Wow, I just came to realize how horrendously bad the text editor on blogspot is.
Anyways, I've wasted enough time on Quadrion's SSAO implementation that I'm pleased to say I'm finally not messing with it anymore. This isn't to say that it's done...just that I'm not messing with it anymore. Looking at the original technique's description and many other takes on SSAO, I found that some of the implementations out there except for the original Crytek implementation are much too black on white (Eg: Edge highlight with no hint of subtle surface occlusion). One of my earlier implementations preserved the subtler surface occlusion details but had the drawback that many surfaces were giving false occlusion, which in some cases looks good.

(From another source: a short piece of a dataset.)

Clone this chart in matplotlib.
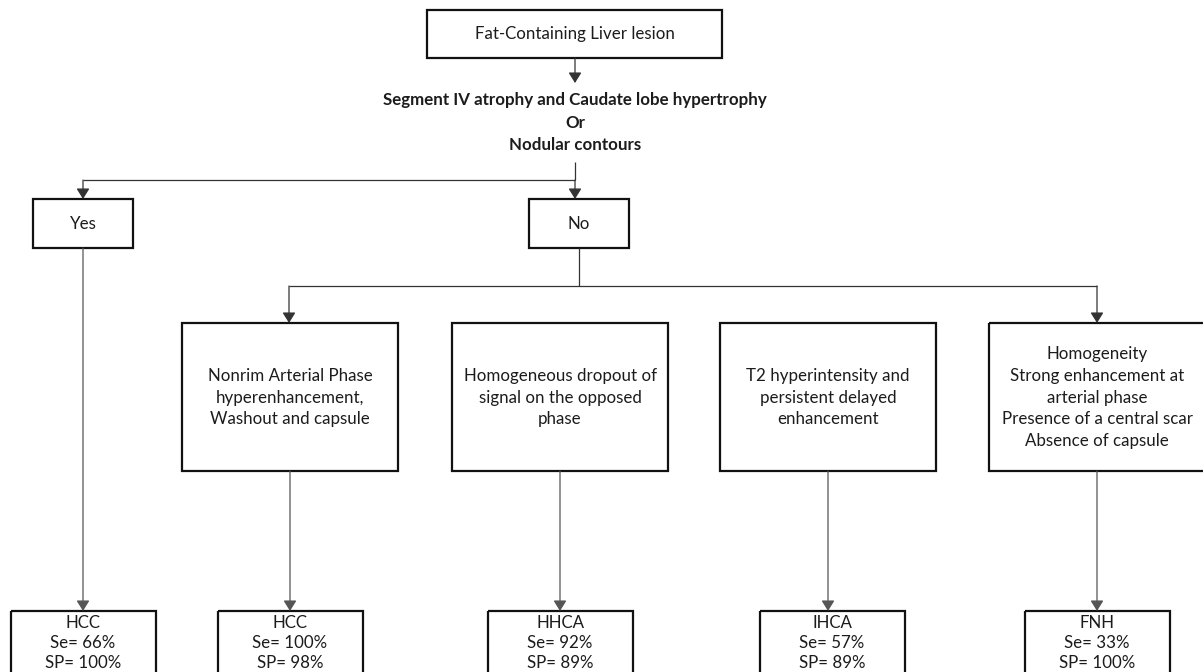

So the result is a super low frequency approach that relies heavily on a seperable two pass blur w/ bilateral filter which attempts to preserve edges as best as possible. The primary issue was the lack of contrast in the resultant SSAO term. It simply didnt show up in the final color pass. So the best solution here turned out to be the simplest one and it's just a power ramp constrained by surface normal coherence between the original and distributed sampling points.
So the intensity is naively jacked up based on the average angular deviation there. Granted this isn't based entirely on physical accuracy, but it looks good enough. This makes the final term "contrastey" enough to be used in the final color composite without appearing to be an edge highlighter.
I also opted out of the tight sampling radius for the softer, gentler effect of the large sampling radius.
In other news, we've teamed up with another company which will use Quadrion Engine on one of their up and coming titles which we hope will be ready in time for IGF. Crunch crunch crunch.
I've posted some shots of the new effect at my photobucket.